Insanely Twisted Shadow Puppets
Michael Gagne recently released a first series of short director’s cuts animations, Insanely Twisted Shadow Puppets, that he created for Nickelodeon’s 2005 Halloween. For example, Nightmare is great. There is a short production diary, too. These are done in Flash, and looking at them it’s easy to see why puppetry and animation are so closely inter-related.
(via PuppetVision)
A peep into the making of The Curse of the Were-Rabbit
The New York Times has a short slide-show of some of the sketches and models from the latest Wallace and Gromit movie, The Curse of the Were-Rabbit. I like seeing the armatures and insides:
Nick Park gives the commentary. I’m not a huge fan of Aardman, but I was sorry to see the Aardman Animation studios had burnt down last week, with many of the original drawings, wooden sets, paperwork, awards and other memorabilia lost.
Mr Bill’s Hurricane Warning
In 2004, Mr Bill, a playdough character who regularly gets squished, was in a public service announcement which was part of an America’s Wetland campaign to teach how Louisiana is losing its coastal marshes and to warn about the dangers of hurricanes in New Orleans.
Foam Latex Puppetmaking Tutorial
Boing Boing points to Kathi Zung, a NYC maker of foam latex puppets used in animated videos and films, and in particular to her Do-it-yourself Foam Latex Puppetmaking 101 tutorial on DVD. I’d like to try something like that sometime.

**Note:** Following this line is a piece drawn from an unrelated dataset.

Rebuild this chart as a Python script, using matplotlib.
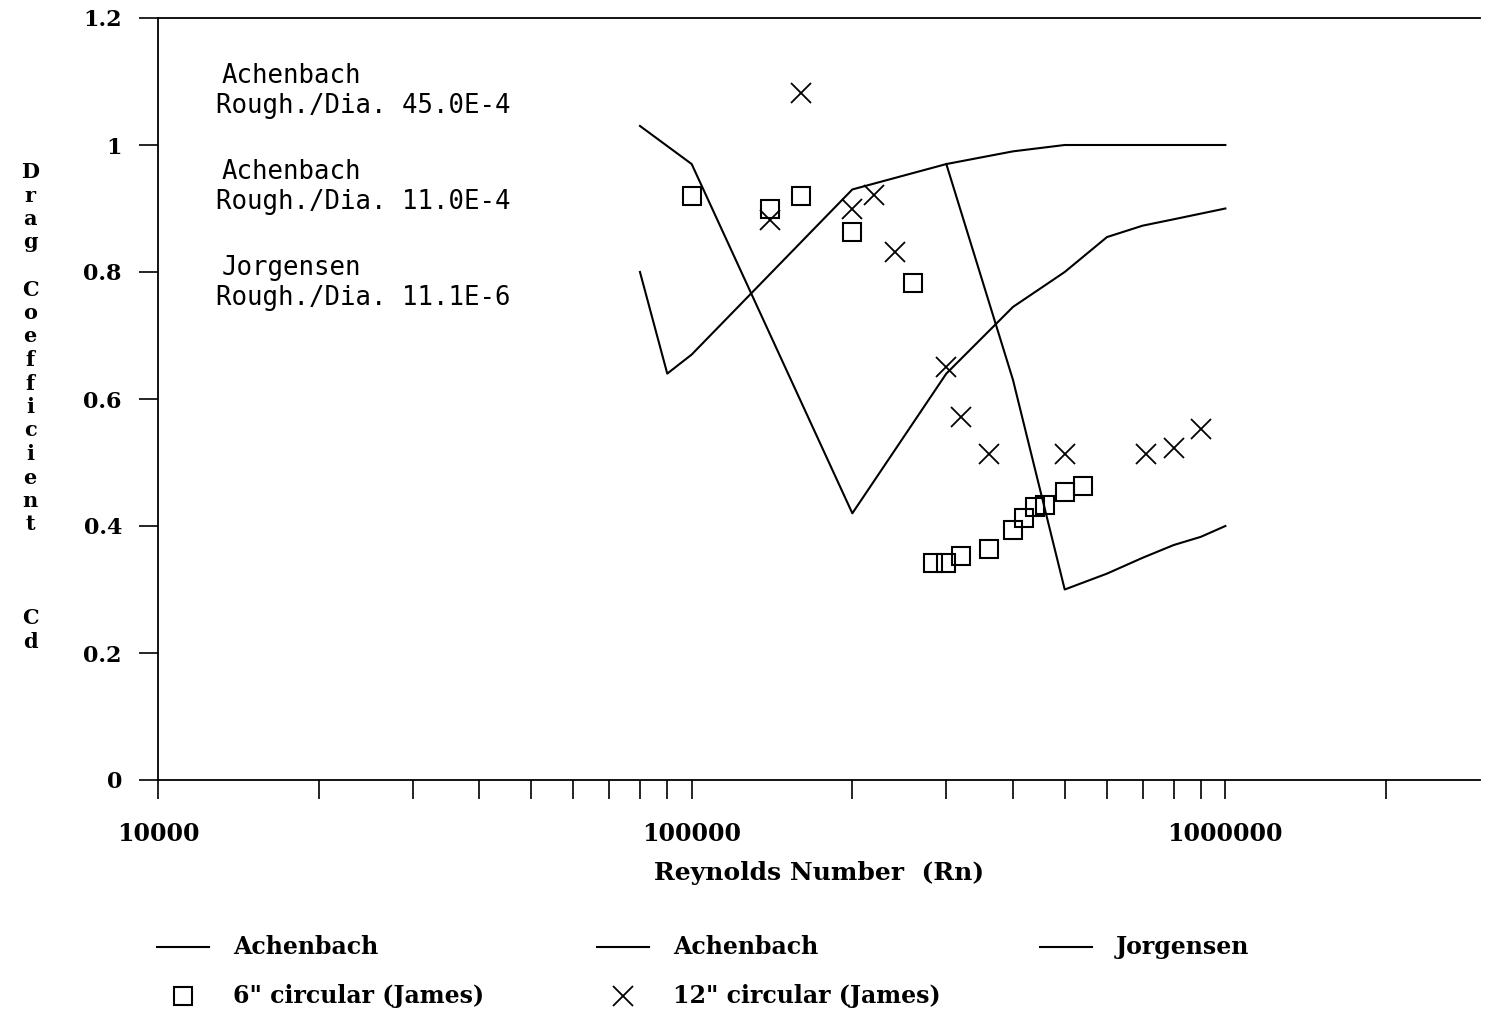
import matplotlib
matplotlib.use('Agg')
import matplotlib.pyplot as plt
from matplotlib.ticker import FixedLocator, NullFormatter

# Achenbach, roughness/diameter 45.0E-4
re_ach45 = [80000, 90000, 100000, 200000, 300000, 400000, 500000, 1000000]
cd_ach45 = [0.80, 0.64, 0.67, 0.93, 0.97, 0.99, 1.00, 1.00]

# Achenbach, roughness/diameter 11.0E-4
re_ach11 = [80000, 100000, 200000, 300000, 400000, 500000, 600000, 700000, 800000, 1000000]
cd_ach11 = [1.03, 0.97, 0.42, 0.64, 0.745, 0.80, 0.855, 0.873, 0.883, 0.90]

# Jorgensen, roughness/diameter 11.1E-6
re_jor = [300000, 400000, 500000, 600000, 700000, 800000, 900000, 1000000]
cd_jor = [0.97, 0.63, 0.30, 0.325, 0.35, 0.37, 0.383, 0.40]

# James, 6" circular cylinder
re_6in = [100000, 140000, 160000, 200000, 260000, 283000, 300000, 320000,
          360000, 400000, 420000, 440000, 460000, 500000, 540000]
cd_6in = [0.92, 0.90, 0.92, 0.863, 0.783, 0.342, 0.342, 0.353,
          0.364, 0.393, 0.413, 0.43, 0.433, 0.454, 0.463]

# James, 12" circular cylinder
re_12in = [140000, 160000, 200000, 220000, 240000, 300000, 320000, 360000,
           500000, 710000, 800000, 900000]
cd_12in = [0.882, 1.082, 0.90, 0.921, 0.832, 0.65, 0.572, 0.513,
           0.513, 0.513, 0.523, 0.552]

x_major = [10000, 100000, 1000000]
x_labels = ['10000', '100000', '1000000']
y_ticks = [0, 0.2, 0.4, 0.6, 0.8, 1.0, 1.2]
y_labels = ['0', '0.2', '0.4', '0.6', '0.8', '1', '1.2']

notes = [('Achenbach', 'Rough./Dia. 45.0E-4'),
         ('Achenbach', 'Rough./Dia. 11.0E-4'),
         ('Jorgensen', 'Rough./Dia. 11.1E-6')]

W, H = 1485, 1017
SERIF = 'DejaVu Serif'
MONO = 'DejaVu Sans Mono'
line_kw = dict(color='black', lw=1.5)
sq_kw = dict(marker='s', ms=13.5, mfc='none', mec='black', mew=1.5, ls='none')
x_kw = dict(marker='x', ms=14, mec='black', mew=1.3, ls='none')

fig = plt.figure(figsize=(W / 100, H / 100), dpi=100)
ax = fig.add_axes([158 / W, 1 - 780 / H, (1480 - 158) / W, (780 - 18) / H])

ax.plot(re_ach45, cd_ach45, **line_kw)
ax.plot(re_ach11, cd_ach11, **line_kw)
ax.plot(re_jor, cd_jor, **line_kw)
ax.plot(re_6in, cd_6in, **sq_kw)
ax.plot(re_12in, cd_12in, **x_kw)

ax.set_xscale('log')
ax.set_xlim(10000, 3.0e6)
ax.set_ylim(0, 1.2)

minor = [k * 10 ** d for d in (4, 5) for k in range(2, 10)] + [2000000]
ax.xaxis.set_major_locator(FixedLocator(x_major))
ax.xaxis.set_minor_locator(FixedLocator(minor))
ax.xaxis.set_minor_formatter(NullFormatter())
ax.set_xticklabels(x_labels, fontfamily=SERIF, fontweight='bold', fontsize=17)
ax.set_yticks(y_ticks)
ax.set_yticklabels(y_labels, fontfamily=SERIF, fontweight='bold', fontsize=16)
ax.tick_params(axis='x', which='both', direction='out', length=14, width=1.2, pad=16)
ax.tick_params(axis='y', direction='out', length=14, width=1.2, pad=12)
ax.spines['right'].set_visible(False)
for s in ('left', 'bottom', 'top'):
    ax.spines[s].set_linewidth(1.3)

ax.set_xlabel('Reynolds Number  (Rn)', fontfamily=SERIF, fontweight='bold',
              fontsize=18, labelpad=11)

# stacked y-axis title
ylab = 'Drag Coefficient   Cd'
y0, step = 172, 23.5
row = 0
for ch in ylab:
    if ch != ' ':
        fig.text(30 / W, 1 - (y0 + row * step) / H, ch, ha='center', va='center',
                 fontfamily=SERIF, fontweight='bold', fontsize=15)
    row += 1

# roughness notes
for i, (name, rough) in enumerate(notes):
    top = 76 + i * 96
    fig.text(222 / W, 1 - top / H, name, ha='left', va='center',
             fontfamily=MONO, fontsize=18.5)
    fig.text(216 / W, 1 - (top + 30) / H, rough, ha='left', va='center',
             fontfamily=MONO, fontsize=18.5)

# legend laid out under the axes in pixel units
lg = fig.add_axes([0, 0, 1, 1], facecolor='none')
lg.set_xlim(0, W)
lg.set_ylim(H, 0)
lg.axis('off')
leg_rows = [
    [('line', 157, 'Achenbach'), ('line', 597, 'Achenbach'), ('line', 1040, 'Jorgensen')],
    [('sq', 157, '6" circular (James)'), ('x', 597, '12" circular (James)')],
]
for r, items in enumerate(leg_rows):
    yy = 947 + r * 49
    for kind, x0, label in items:
        if kind == 'line':
            lg.plot([x0, x0 + 52], [yy, yy], **line_kw)
        elif kind == 'sq':
            lg.plot([x0 + 26], [yy], **sq_kw)
        else:
            lg.plot([x0 + 26], [yy], **x_kw)
        lg.text(x0 + 76, yy, label, ha='left', va='center', fontfamily=SERIF,
                fontweight='bold', fontsize=17)

fig.savefig('out.png', dpi=100)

This is the same technique that was used to make the Leunig Animated series that brought Michael Leunig’s cartoons to life on SBS TV a few years ago. An exhibition showing how it had been made followed, and I loved being able to see in detail how it had been done. Strangely, while the animations themselves were really good, I felt some tension to do with the whole production of animating them weighing down the original whimsy of the cartoons.
Updated links 2015.
‘The Lost Thing’ to become a short film
Having made puppets for a theatre production of Shaun Tan’s ‘The Lost Thing’ last year, I was excited to find out that Passion Pictures is making a short CG film of the book. It will be fun to keep an eye on their gallery of pictures of work in progress over the next months. Among the images there at the moment are drawings of some of the utopian lost things. There were only five utopian lost things in the theatre production, so it will be great if we get to see more of them brought to life in the film. There are also images of a sculpture of the boy by Ron Mueck Mueck, that will be used for mapping the boy from all angles into the CG program. How cool is that!
Harvie Krumpet on SBS
Adam Elliot’s animation Harvie Krumpet won an Oscar yesterday for best short animated film. It has already been shown in cinemas in Melbourne and Sydney, but next Monday we can all catch it on SBS at 9pm. The ABC Radio National program The Makers, always worth a listen, has an interview with Elliot on audio this week, and there is an interesting online interview with him, with a variety of the characters pictured, at Sleepy Brain.